## Task requirements
Copy nothing but the text: reproduce each line of the listing exactly and leave the pictures out.
+++
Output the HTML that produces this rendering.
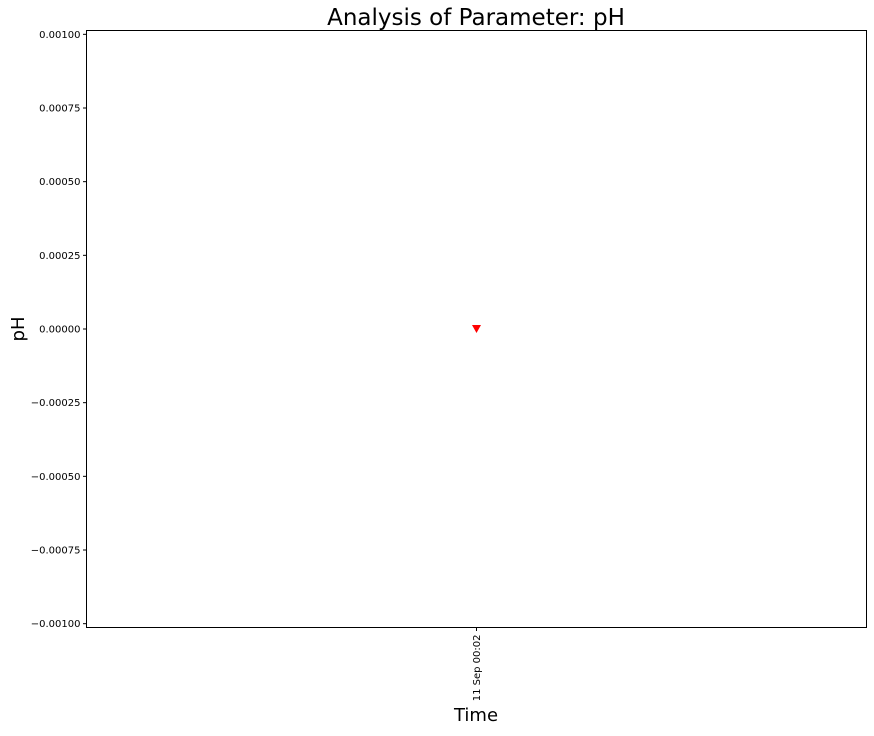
<!DOCTYPE html>
<html><head><meta charset="utf-8"><style>
html,body{margin:0;padding:0;background:#fff;}
svg text{font-family:"DejaVu Sans","Liberation Sans",sans-serif;}
</style></head><body>
<svg width="874" height="731" xmlns="http://www.w3.org/2000/svg">
<rect width="874" height="731" fill="#fff"/>
<text x="476" y="25" font-size="23" text-anchor="middle">Analysis of Parameter: pH</text>
<g id="yticks"></g>
<g id="xticks"></g>
<g id="marks"></g>
<rect x="86.5" y="30.5" width="780" height="597" fill="none" stroke="#000" stroke-width="1"/>
<text transform="translate(24,329) rotate(-90)" font-size="18" text-anchor="middle">pH</text>
<text x="476" y="721" font-size="18" text-anchor="middle">Time</text>
</svg>
<script>
const yTicks=[0.001,0.00075,0.0005,0.00025,0,-0.00025,-0.0005,-0.00075,-0.001];
const yTickLabels=["0.00100","0.00075","0.00050","0.00025","0.00000","\u22120.00025","\u22120.00050","\u22120.00075","\u22120.00100"];
const xCategories=["11 Sep 00:02"];
const values=[0];
const NS="http://www.w3.org/2000/svg";
const L=86.5,R=866.5,T=30.5,B=627.5;
const yMin=-0.001013,yMax=0.001013;
function yScale(v){return B-(v-yMin)/(yMax-yMin)*(B-T);}
function xScale(i){return L+(i+0.5)/xCategories.length*(R-L);}
function mk(tag,attrs,parent){const e=document.createElementNS(NS,tag);for(const k in attrs)e.setAttribute(k,attrs[k]);parent.appendChild(e);return e;}
const yg=document.getElementById('yticks');
yTicks.forEach((v,i)=>{
 const y=yScale(v);
 const ln=mk('line',{x1:L-3.5,x2:L,y1:y,y2:y,stroke:'#000'},yg);
 
 
 const t=mk('text',{x:L-6,y:y+3.5,'font-size':10,'text-anchor':'end'},yg);
 t.textContent=yTickLabels[i];
 
 
});
const xg=document.getElementById('xticks');
xCategories.forEach((c,i)=>{
 const x=xScale(i);
 const ln=mk('line',{x1:x,x2:x,y1:B,y2:B+3.5,stroke:'#000'},xg);
 
 
 const t=mk('text',{transform:`translate(${x+3.5},${B+7}) rotate(-90)`,'font-size':10,'text-anchor':'end'},xg);
 t.textContent=c;
 
 
});
const mg=document.getElementById('marks');
values.forEach((v,i)=>{
 const x=xScale(i),y=yScale(v);
 const p=mk('polygon',{points:`${x-4.5},${y-4} ${x+4.5},${y-4} ${x},${y+4}`,fill:'#ff0000'},mg);
 
 
});
</script>
</body></html>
+++
## Response below
Output the HTML that produces this rendering.
<!DOCTYPE html>
<html><head><meta charset="utf-8"><style>
html,body{margin:0;padding:0;background:#fff;}
svg text{font-family:"DejaVu Sans","Liberation Sans",sans-serif;}
</style></head><body>
<svg width="874" height="731" xmlns="http://www.w3.org/2000/svg">
<rect width="874" height="731" fill="#fff"/>
<text x="476" y="25" font-size="23" text-anchor="middle">Analysis of Parameter: pH</text>
<g id="yticks"></g>
<g id="xticks"></g>
<g id="marks"></g>
<rect x="86.5" y="30.5" width="780" height="597" fill="none" stroke="#000" stroke-width="1"/>
<text transform="translate(24,329) rotate(-90)" font-size="18" text-anchor="middle">pH</text>
<text x="476" y="721" font-size="18" text-anchor="middle">Time</text>
</svg>
<script>
const yTicks=[0.001,0.00075,0.0005,0.00025,0,-0.00025,-0.0005,-0.00075,-0.001];
const yTickLabels=["0.00100","0.00075","0.00050","0.00025","0.00000","\u22120.00025","\u22120.00050","\u22120.00075","\u22120.00100"];
const xCategories=["11 Sep 00:02"];
const values=[0];
const NS="http://www.w3.org/2000/svg";
const L=86.5,R=866.5,T=30.5,B=627.5;
const yMin=-0.001013,yMax=0.001013;
function yScale(v){return B-(v-yMin)/(yMax-yMin)*(B-T);}
function xScale(i){return L+(i+0.5)/xCategories.length*(R-L);}
function mk(tag,attrs,parent){const e=document.createElementNS(NS,tag);for(const k in attrs)e.setAttribute(k,attrs[k]);parent.appendChild(e);return e;}
const yg=document.getElementById('yticks');
yTicks.forEach((v,i)=>{
 const y=yScale(v);
 const ln=mk('line',{x1:L-3.5,x2:L,y1:y,y2:y,stroke:'#000'},yg);
 
 
 const t=mk('text',{x:L-6,y:y+3.5,'font-size':10,'text-anchor':'end'},yg);
 t.textContent=yTickLabels[i];
 
 
});
const xg=document.getElementById('xticks');
xCategories.forEach((c,i)=>{
 const x=xScale(i);
 const ln=mk('line',{x1:x,x2:x,y1:B,y2:B+3.5,stroke:'#000'},xg);
 
 
 const t=mk('text',{transform:`translate(${x+3.5},${B+7}) rotate(-90)`,'font-size':10,'text-anchor':'end'},xg);
 t.textContent=c;
 
 
});
const mg=document.getElementById('marks');
values.forEach((v,i)=>{
 const x=xScale(i),y=yScale(v);
 const p=mk('polygon',{points:`${x-4.5},${y-4} ${x+4.5},${y-4} ${x},${y+4}`,fill:'#ff0000'},mg);
 
 
});
</script>
</body></html>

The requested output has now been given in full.